Sharp contended that nonviolent action was as effective and realistic a means of struggle as war.  He intended his book to inspire the study of nonviolent strategy and tactics what Clausewitz and other military thinkers did for the study war.  The introduction was written by Thomas C. Schelling, a noted theorist of game theory and military strategy who was noted for his cold-blooded logic.  He praised Sharp for his dispassionate and realistic approach.

Sharp was to nonviolence was Clausewitz was to war.  Like Clausewitz, he said strategy and tactics were aimed at the will of the opponent.  Although Sharp was a conscientious objector, he insisted that you don’t have to be a religious pacifist to favor nonviolent struggle; there are many pragmatic reasons for doing so, he said.
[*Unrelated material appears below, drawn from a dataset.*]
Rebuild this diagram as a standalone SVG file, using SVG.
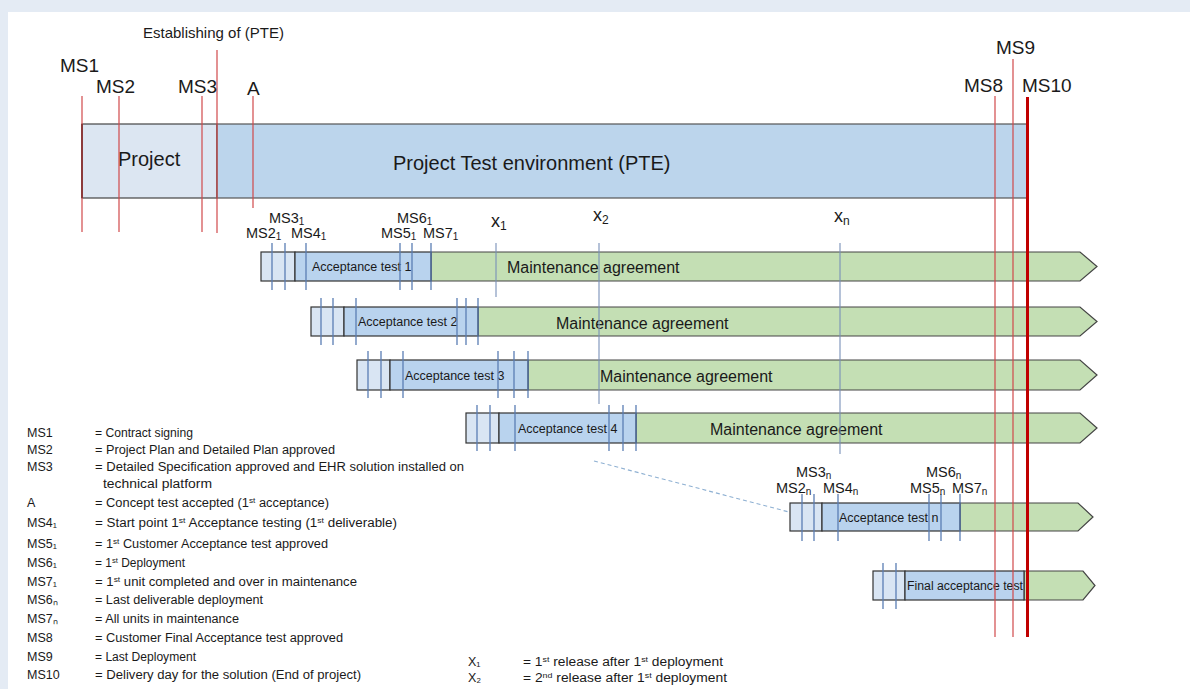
<svg xmlns="http://www.w3.org/2000/svg" width="1190" height="689" viewBox="0 0 1190 689">
<style>
text{font-family:"Liberation Sans",Arial,sans-serif;fill:#1a1a1a}
.big{font-size:19px}
.ms{font-size:14.5px}
.sub{font-size:10px}
.at{font-size:12.5px}
.ma{font-size:16px}
.lg{font-size:12.5px}
.sup{font-size:8px}
.red{stroke:#d0484a;stroke-width:1.2;fill:none}
.blu{stroke:#5a7db4;stroke-width:1.3;fill:none}
.xl{stroke:#7890b8;stroke-width:1.1;fill:none}
.sm{fill:#d9e5f3;stroke:#333;stroke-width:1.2}
.acc{fill:#b9d3ee;stroke:#333;stroke-width:1.2}
.grn{fill:#c4dfb4;stroke:#444;stroke-width:1.2}
</style>
<rect x="0" y="0" width="1190" height="689" fill="#e4ebf4"/>
<rect x="8" y="12" width="1182" height="677" fill="#ffffff"/>

<g id="top-bar">
<rect x="82" y="124" width="135" height="74" fill="#dce6f2" stroke="#444" stroke-width="1.2"/>
<rect x="217" y="124" width="810" height="74" fill="#bcd5ec" stroke="#555" stroke-width="1.2"/>
<line x1="82" y1="124" x2="82" y2="198" stroke="#111" stroke-width="1.6"/>
<text x="118" y="166" style="font-size:20px">Project</text>
<text x="393" y="170" style="font-size:20px">Project Test environment (PTE)</text>
</g>

<g id="row1">
<polygon class="grn" points="431,252 1080,252 1097,266.5 1080,281 431,281"/>
<rect class="sm" x="261" y="252" width="34" height="29"/>
<rect class="acc" x="295" y="252" width="136" height="29"/>
<text class="at" x="312" y="271">Acceptance test 1</text>
<text class="ma" x="507" y="273">Maintenance agreement</text>
</g>
<g id="row2">
<polygon class="grn" points="478,307 1080,307 1097,321.5 1080,336 478,336"/>
<rect class="sm" x="311" y="307" width="33" height="29"/>
<rect class="acc" x="344" y="307" width="134" height="29"/>
<text class="at" x="358" y="326">Acceptance test 2</text>
<text class="ma" x="556" y="329">Maintenance agreement</text>
</g>
<g id="row3">
<polygon class="grn" points="528,360 1080,360 1097,375 1080,390 528,390"/>
<rect class="sm" x="357" y="360" width="33" height="30"/>
<rect class="acc" x="390" y="360" width="138" height="30"/>
<text class="at" x="405" y="380">Acceptance test 3</text>
<text class="ma" x="600" y="382">Maintenance agreement</text>
</g>
<g id="row4">
<polygon class="grn" points="636,413 1080,413 1097,428 1080,443 636,443"/>
<rect class="sm" x="466" y="413" width="33" height="30"/>
<rect class="acc" x="499" y="413" width="137" height="30"/>
<text class="at" x="518" y="433">Acceptance test 4</text>
<text class="ma" x="710" y="435">Maintenance agreement</text>
</g>
<g id="row-n">
<polygon class="grn" points="960,503 1078,503 1093,517 1078,531 960,531"/>
<rect class="sm" x="790" y="503" width="32" height="28"/>
<rect class="acc" x="822" y="503" width="138" height="28"/>
<text class="at" x="839" y="522">Acceptance test n</text>
</g>
<g id="row-final">
<polygon class="grn" points="1024,571 1083,571 1095,585.5 1083,600 1024,600"/>
<rect class="sm" x="873" y="571" width="32" height="29"/>
<rect class="acc" x="905" y="571" width="119" height="29"/>
<text class="at" x="907" y="590" textLength="116" lengthAdjust="spacingAndGlyphs">Final acceptance test</text>
</g>

<g id="connectors">
<line class="xl" x1="496" y1="243" x2="496" y2="297"/>
<line class="xl" x1="599" y1="243" x2="599" y2="404"/>
<line class="xl" x1="840" y1="243" x2="840" y2="454"/>
<line x1="594" y1="461" x2="789" y2="512" stroke="#8eb0d2" stroke-width="1.1" stroke-dasharray="4 3"/>
<g class="blu">
<line x1="272" y1="243" x2="272" y2="290"/><line x1="285" y1="243" x2="285" y2="290"/><line x1="306" y1="243" x2="306" y2="290"/>
<line x1="400" y1="243" x2="400" y2="290"/><line x1="412" y1="243" x2="412" y2="290"/><line x1="431" y1="243" x2="431" y2="290"/>
<line x1="321" y1="298" x2="321" y2="345"/><line x1="333" y1="298" x2="333" y2="345"/><line x1="356" y1="298" x2="356" y2="345"/>
<line x1="457" y1="298" x2="457" y2="345"/><line x1="466" y1="298" x2="466" y2="345"/><line x1="478" y1="298" x2="478" y2="345"/>
<line x1="368" y1="351" x2="368" y2="398"/><line x1="381" y1="351" x2="381" y2="398"/><line x1="403" y1="351" x2="403" y2="398"/>
<line x1="498" y1="351" x2="498" y2="398"/><line x1="514" y1="351" x2="514" y2="398"/><line x1="528" y1="351" x2="528" y2="398"/>
<line x1="477" y1="405" x2="477" y2="451"/><line x1="490" y1="405" x2="490" y2="451"/><line x1="515" y1="405" x2="515" y2="451"/>
<line x1="609" y1="405" x2="609" y2="451"/><line x1="623" y1="405" x2="623" y2="451"/><line x1="636" y1="405" x2="636" y2="451"/>
<line x1="802" y1="494" x2="802" y2="541"/><line x1="814" y1="494" x2="814" y2="541"/><line x1="838" y1="494" x2="838" y2="541"/>
<line x1="929" y1="494" x2="929" y2="541"/><line x1="941" y1="494" x2="941" y2="541"/><line x1="960" y1="494" x2="960" y2="541"/>
<line x1="883" y1="563" x2="883" y2="609"/><line x1="896" y1="563" x2="896" y2="609"/>
</g>
<line class="red" x1="82" y1="96" x2="82" y2="232"/>
<line class="red" x1="119" y1="96" x2="119" y2="232"/>
<line class="red" x1="202" y1="96" x2="202" y2="232"/>
<line class="red" x1="217" y1="50" x2="217" y2="233"/>
<line class="red" x1="253" y1="96" x2="253" y2="208"/>
<line class="red" x1="995" y1="96" x2="995" y2="637"/>
<line class="red" x1="1013" y1="59" x2="1013" y2="637"/>
<line x1="1027.5" y1="97" x2="1027.5" y2="637" stroke="#c00000" stroke-width="3"/>
</g>

<g id="top-labels">
<text x="143" y="38" style="font-size:15px">Establishing of (PTE)</text>
<text class="big" x="60" y="72">MS1</text>
<text class="big" x="96" y="93">MS2</text>
<text class="big" x="178" y="93">MS3</text>
<text class="big" x="247" y="95">A</text>
<text class="big" x="996" y="54">MS9</text>
<text class="big" x="964" y="92">MS8</text>
<text class="big" x="1022" y="92">MS10</text>
</g>

<g id="row-labels">
<text class="ms" x="269" y="223">MS3<tspan class="sub" dy="1.5">1</tspan></text>
<text class="ms" x="246" y="238">MS2<tspan class="sub" dy="1.5">1</tspan></text>
<text class="ms" x="291" y="238">MS4<tspan class="sub" dy="1.5">1</tspan></text>
<text class="ms" x="397" y="223">MS6<tspan class="sub" dy="1.5">1</tspan></text>
<text class="ms" x="381" y="238">MS5<tspan class="sub" dy="1.5">1</tspan></text>
<text class="ms" x="423" y="238">MS7<tspan class="sub" dy="1.5">1</tspan></text>
<text x="491" y="227" style="font-size:18px">x<tspan class="sub" style="font-size:12px" dy="3">1</tspan></text>
<text x="593" y="221" style="font-size:18px">x<tspan class="sub" style="font-size:12px" dy="3">2</tspan></text>
<text x="834" y="222" style="font-size:18px">x<tspan class="sub" style="font-size:12px" dy="3">n</tspan></text>
<text class="ms" x="796" y="477">MS3<tspan class="sub" dy="1.5">n</tspan></text>
<text class="ms" x="776" y="493">MS2<tspan class="sub" dy="1.5">n</tspan></text>
<text class="ms" x="823" y="493">MS4<tspan class="sub" dy="1.5">n</tspan></text>
<text class="ms" x="926" y="477">MS6<tspan class="sub" dy="1.5">n</tspan></text>
<text class="ms" x="910" y="493">MS5<tspan class="sub" dy="1.5">n</tspan></text>
<text class="ms" x="952" y="493">MS7<tspan class="sub" dy="1.5">n</tspan></text>
</g>

<g id="legend">
<text class="lg" x="27" y="437">MS1</text><text class="lg" x="95" y="437" textLength="98" lengthAdjust="spacingAndGlyphs">= Contract signing</text>
<text class="lg" x="27" y="454">MS2</text><text class="lg" x="95" y="454" textLength="240" lengthAdjust="spacingAndGlyphs">= Project Plan and Detailed Plan approved</text>
<text class="lg" x="27" y="471">MS3</text><text class="lg" x="95" y="471" textLength="369" lengthAdjust="spacingAndGlyphs">= Detailed Specification approved and EHR solution installed on</text>
<text class="lg" x="103" y="488" textLength="109" lengthAdjust="spacingAndGlyphs">technical platform</text>
<text class="lg" x="27" y="507">A</text><text class="lg" x="95" y="507" textLength="234" lengthAdjust="spacingAndGlyphs">= Concept test accepted (1<tspan class="sup" dy="-4">st</tspan><tspan dy="4"> acceptance)</tspan></text>
<text class="lg" x="27" y="527">MS4₁</text><text class="lg" x="95" y="527" textLength="302" lengthAdjust="spacingAndGlyphs">= Start point 1<tspan class="sup" dy="-4">st</tspan><tspan dy="4"> Acceptance testing (1</tspan><tspan class="sup" dy="-4">st</tspan><tspan dy="4"> deliverable)</tspan></text>
<text class="lg" x="27" y="548">MS5₁</text><text class="lg" x="95" y="548" textLength="233" lengthAdjust="spacingAndGlyphs">= 1<tspan class="sup" dy="-4">st</tspan><tspan dy="4"> Customer Acceptance test approved</tspan></text>
<text class="lg" x="27" y="567">MS6₁</text><text class="lg" x="95" y="567" textLength="90" lengthAdjust="spacingAndGlyphs">= 1<tspan class="sup" dy="-4">st</tspan><tspan dy="4"> Deployment</tspan></text>
<text class="lg" x="27" y="586">MS7₁</text><text class="lg" x="95" y="586" textLength="262" lengthAdjust="spacingAndGlyphs">= 1<tspan class="sup" dy="-4">st</tspan><tspan dy="4"> unit completed and over in maintenance</tspan></text>
<text class="lg" x="27" y="604">MS6ₙ</text><text class="lg" x="95" y="604" textLength="168" lengthAdjust="spacingAndGlyphs">= Last deliverable deployment</text>
<text class="lg" x="27" y="623">MS7ₙ</text><text class="lg" x="95" y="623" textLength="144" lengthAdjust="spacingAndGlyphs">= All units in maintenance</text>
<text class="lg" x="27" y="642">MS8</text><text class="lg" x="95" y="642" textLength="248" lengthAdjust="spacingAndGlyphs">= Customer Final Acceptance test approved</text>
<text class="lg" x="27" y="661">MS9</text><text class="lg" x="95" y="661" textLength="101" lengthAdjust="spacingAndGlyphs">= Last Deployment</text>
<text class="lg" x="27" y="679">MS10</text><text class="lg" x="95" y="679" textLength="266" lengthAdjust="spacingAndGlyphs">= Delivery day for the solution (End of project)</text>
<text class="lg" x="468" y="666">X₁</text><text class="lg" x="523" y="666" textLength="200" lengthAdjust="spacingAndGlyphs">= 1<tspan class="sup" dy="-4">st</tspan><tspan dy="4"> release after 1</tspan><tspan class="sup" dy="-4">st</tspan><tspan dy="4"> deployment</tspan></text>
<text class="lg" x="468" y="682">X₂</text><text class="lg" x="523" y="682" textLength="204" lengthAdjust="spacingAndGlyphs">= 2<tspan class="sup" dy="-4">nd</tspan><tspan dy="4"> release after 1</tspan><tspan class="sup" dy="-4">st</tspan><tspan dy="4"> deployment</tspan></text>
</g>
</svg>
All oppressive institutions depend upon the obedience of the subjugated class; when that obedience is withdrawn, the oppressor is no longer powerful.  And in Sharp’s view, the nonviolent fighter can win over or divide the opposition while a violent fighter unites it.

Oppressive institutions fear nonviolent action more than violence, Sharp contended.  That’s why agents provocateurs always try to instigate violence.  Sharp said rulers prefer violent to nonviolent opponents because they know better how to deal with the former than the latter.  If nonviolent resistance were weak and ineffectual, why wouldn’t the informers and infiltrators encourage it?